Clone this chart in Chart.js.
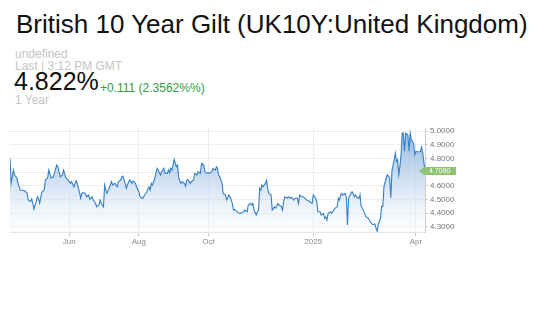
<!DOCTYPE html>
<html>
<head>
<meta charset="utf-8">
<script src="https://cdn.jsdelivr.net/npm/chart.js@4"></script>
<style>
  body { margin: 0; background: #fff; font-family: "Liberation Sans", Arial, sans-serif; }
  .t { position: absolute; white-space: nowrap; line-height: 1; }
  #titel { left: 16px; top: 11px; font-size: 26px; color: #111; }
  #undef { left: 15px; top: 48px; font-size: 12px; color: #c4c4c4; }
  #last { left: 15px; top: 60px; font-size: 12px; color: #c4c4c4; }
  #kurs { left: 14px; top: 69px; font-size: 25px; color: #111; }
  #diff { left: 100px; top: 82px; font-size: 12px; color: #2ea043; }
  #zeit { left: 15px; top: 94px; font-size: 12px; color: #c4c4c4; }
  #box { position: absolute; left: 0; top: 120px; width: 470px; height: 135px; }
</style>
</head>
<body>
<div class="t" id="titel">British 10 Year Gilt (UK10Y:United Kingdom)</div>
<div class="t" id="undef">undefined</div>
<div class="t" id="last">Last | 3:12 PM GMT</div>
<div class="t" id="kurs">4.822%</div>
<div class="t" id="diff">+0.111 (2.3562%%)</div>
<div class="t" id="zeit">1 Year</div>
<div id="box"><canvas id="chart" width="470" height="135"></canvas></div>
<script>
// Tage seit 10.04.2024 und Rendite (%)
const tage = [0,1,3,4,6,7,9,13,15,16,18,19,20,21,23,24,25,26,28,30,31,33,34,36,38,41,42,44,46,47,49,51,53,54,56,58,59,61,62,63,64,66,67,69,70,72,73,75,76,78,79,80,82,83,84,85,87,89,90,92,94,95,97,98,99,101,102,104,105,107,108,110,111,113,114,116,117,118,120,121,122,123,124,125,127,128,129,130,132,133,135,136,138,139,140,141,142,143,144,145,146,147,148,150,151,153,154,155,156,158,159,161,162,164,165,167,168,170,171,173,174,175,177,178,180,181,182,183,184,186,187,189,190,192,193,195,196,197,199,200,202,203,205,206,208,209,211,212,213,214,216,217,218,219,220,221,222,224,225,226,227,229,230,232,233,235,236,238,239,240,241,243,244,246,247,249,250,252,253,254,256,257,259,260,262,263,265,266,268,269,270,272,273,275,276,277,278,279,281,282,284,285,287,288,289,290,291,292,294,295,296,297,299,300,301,302,303,304,306,307,308,309,311,312,314,315,317,318,320,321,322,323,325,326,327,328,330,331,333,334,335,336,337,338,339,340,341,342,343,344,345,346,347,349,350,351,352,354,355,356,358,360,361,362,364];
const rendite = [4.801,4.620,4.715,4.679,4.657,4.620,4.569,4.564,4.547,4.496,4.484,4.504,4.474,4.431,4.484,4.520,4.509,4.474,4.557,4.569,4.642,4.657,4.715,4.657,4.666,4.752,4.739,4.666,4.679,4.715,4.657,4.642,4.618,4.630,4.593,4.637,4.618,4.550,4.509,4.545,4.550,4.545,4.520,4.533,4.501,4.520,4.496,4.472,4.447,4.460,4.496,4.472,4.447,4.606,4.569,4.545,4.582,4.630,4.606,4.618,4.593,4.630,4.642,4.666,4.671,4.618,4.582,4.630,4.642,4.618,4.637,4.618,4.593,4.557,4.520,4.509,4.513,4.533,4.555,4.582,4.593,4.569,4.618,4.606,4.655,4.691,4.728,4.715,4.679,4.703,4.728,4.691,4.691,4.715,4.696,4.728,4.715,4.752,4.793,4.764,4.739,4.752,4.655,4.618,4.630,4.618,4.598,4.642,4.647,4.618,4.630,4.642,4.691,4.679,4.703,4.691,4.764,4.752,4.703,4.691,4.696,4.691,4.703,4.728,4.715,4.739,4.728,4.679,4.666,4.618,4.545,4.533,4.496,4.533,4.520,4.472,4.423,4.428,4.411,4.404,4.399,4.404,4.411,4.423,4.411,4.460,4.472,4.460,4.472,4.423,4.387,4.411,4.423,4.582,4.569,4.606,4.593,4.618,4.642,4.582,4.545,4.533,4.423,4.447,4.436,4.472,4.460,4.447,4.423,4.484,4.520,4.509,4.520,4.509,4.516,4.496,4.509,4.509,4.472,4.533,4.520,4.520,4.509,4.496,4.491,4.484,4.472,4.533,4.509,4.484,4.411,4.411,4.387,4.399,4.363,4.374,4.350,4.399,4.411,4.399,4.423,4.436,4.447,4.509,4.496,4.533,4.545,4.533,4.545,4.520,4.314,4.509,4.545,4.557,4.545,4.520,4.533,4.520,4.509,4.535,4.450,4.438,4.401,4.377,4.365,4.352,4.328,4.316,4.321,4.292,4.268,4.316,4.365,4.450,4.450,4.596,4.657,4.681,4.657,4.511,4.706,4.754,4.790,4.839,4.779,4.790,4.681,4.742,4.827,4.985,4.985,4.852,4.985,4.973,4.852,4.985,4.936,4.912,4.827,4.852,4.847,4.852,4.883,4.840,4.709];

const tickTage = [52, 113, 174, 266, 356];
const tickLabels = ["Jun", "Aug", "Oct", "2025", "Apr"];
const yTicks = [4.3, 4.4, 4.5, 4.6, 4.7, 4.8, 4.9, 5.0];

const punkte = tage.map((t, i) => ({ x: t, y: rendite[i] }));
const letzterWert = rendite[rendite.length - 1];

// grünes Kursfähnchen rechts an der Achse
const kursMarke = {
  id: "kursMarke",
  afterDraw(chart) {
    const ctx = chart.ctx;
    const y = chart.scales.y.getPixelForValue(letzterWert);
    const r = chart.chartArea.right;
    ctx.save();
    ctx.fillStyle = "#8cc474";
    ctx.beginPath();
    ctx.moveTo(r - 6, y);
    ctx.lineTo(r - 1, y - 4);
    ctx.lineTo(r + 31, y - 4);
    ctx.lineTo(r + 31, y + 4);
    ctx.lineTo(r - 1, y + 4);
    ctx.closePath();
    ctx.fill();
    ctx.fillStyle = "#fff";
    ctx.font = "7px 'Liberation Sans', Arial";
    ctx.textBaseline = "middle";
    ctx.fillText(letzterWert.toFixed(4), r + 4, y + 0.5);
    ctx.restore();
  }
};

new Chart(document.getElementById("chart").getContext("2d"), {
  type: "line",
  data: {
    datasets: [{
      data: punkte,
      borderColor: "#3580c4",
      borderWidth: 1.1,
      pointRadius: 0,
      tension: 0,
      fill: "start",
      backgroundColor: (c) => {
        const a = c.chart.chartArea;
        if (!a) return "rgba(180,205,232,0.5)";
        const g = c.chart.ctx.createLinearGradient(0, a.top, 0, a.bottom);
        g.addColorStop(0, "rgba(130,172,222,0.9)");
        g.addColorStop(0.45, "rgba(180,205,234,0.7)");
        g.addColorStop(1, "rgba(245,249,253,0.3)");
        return g;
      }
    }]
  },
  options: {
    responsive: false,
    animation: false,
    layout: { padding: { left: 10, top: 8.3, right: 0, bottom: 0 } },
    plugins: { legend: { display: false }, tooltip: { enabled: false } },
    scales: {
      x: {
        type: "linear",
        min: 0,
        max: 364,
        afterBuildTicks: (s) => { s.ticks = tickTage.map(v => ({ value: v })); },
        afterFit: (s) => { s.height = 22.6; },
        ticks: {
          autoSkip: false,
          maxRotation: 0,
          padding: 1,
          color: "#888",
          font: { size: 8, family: "'Liberation Sans', Arial" },
          callback: (v) => tickLabels[tickTage.indexOf(v)]
        },
        grid: { color: "#ececec", tickLength: 4, tickColor: "#ccc" },
        border: { color: "#e4e4e4" }
      },
      y: {
        position: "right",
        min: 4.26,
        max: 5.02,
        afterBuildTicks: (s) => { s.ticks = yTicks.map(v => ({ value: v })); },
        afterFit: (s) => { s.width = 45; },
        ticks: {
          padding: 2,
          color: "#777",
          font: { size: 8, family: "'Liberation Sans', Arial" },
          callback: (v) => v.toFixed(4)
        },
        grid: { color: "#eeeeee", tickLength: 3, tickColor: "#ccc" },
        border: { color: "#cccccc" }
      }
    }
  },
  plugins: [kursMarke]
});
</script>
</body>
</html>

***

Find the word "chart" in the data and show each line that holds it.

» **The answer**
Clone this chart in Chart.js.
<script src="https://cdn.jsdelivr.net/npm/chart.js@4"></script>
<div id="box"><canvas id="chart" width="470" height="135"></canvas></div>
  afterDraw(chart) {
    const ctx = chart.ctx;
    const y = chart.scales.y.getPixelForValue(letzterWert);
    const r = chart.chartArea.right;
new Chart(document.getElementById("chart").getContext("2d"), {
        const a = c.chart.chartArea;
        const g = c.chart.ctx.createLinearGradient(0, a.top, 0, a.bottom);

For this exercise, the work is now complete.